Is acca insurance worth using mathematically?
Insurance doesn’t create positive expected value on its own — bookmakers price the protection into their overall offering. The value is experiential rather than mathematical: reduced pain from near misses, second chances through free bet returns, and more sustainable accumulator betting. For recreational bettors who enjoy accumulators anyway, insurance improves the experience. For sharp bettors focused purely on edge, insurance terms rarely provide genuine value.
Building Smarter Accumulators
Acca insurance works best as part of a thoughtful accumulator approach rather than encouragement to bet recklessly. The protection doesn’t transform negative-expectation bets into winners — it merely softens the downside when things go wrong.

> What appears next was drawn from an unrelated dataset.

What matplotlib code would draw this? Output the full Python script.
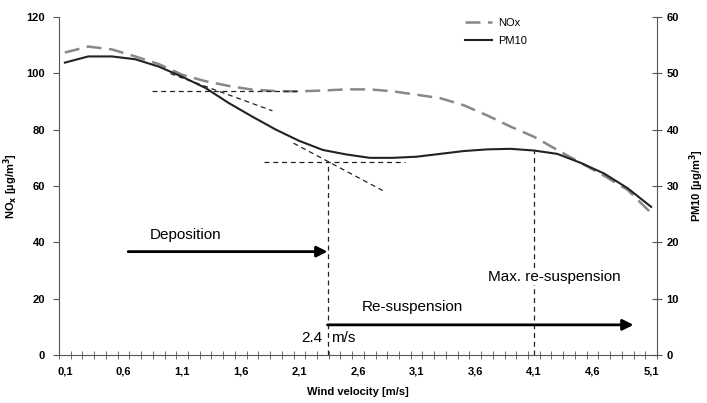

Consider your selection process. Insurance protecting poorly researched accumulators just delays losses. If your selections lack genuine reasoning, insurance won’t create long-term profits. Focus on selection quality first, then use insurance as supplementary protection.
Match stakes to insurance limits for maximum protection. Betting beyond refund caps means accepting partial uninsured risk. If that risk is acceptable, proceed deliberately. If not, adjust stakes to match coverage.
Evaluate ongoing insurance availability when choosing bookmakers. Sites with permanent acca insurance suit regular accumulator bettors. Those offering occasional promotional insurance require timing bets around availability windows. Consistent protection simplifies accumulator strategy.
New betting sites competing on acca insurance terms deserve consideration from accumulator enthusiasts. Better minimum legs, higher refund limits, and broader sports coverage create genuine differentiation. If accas form a significant part of your betting, these differences matter. Choose sites whose insurance terms match your typical accumulator structure.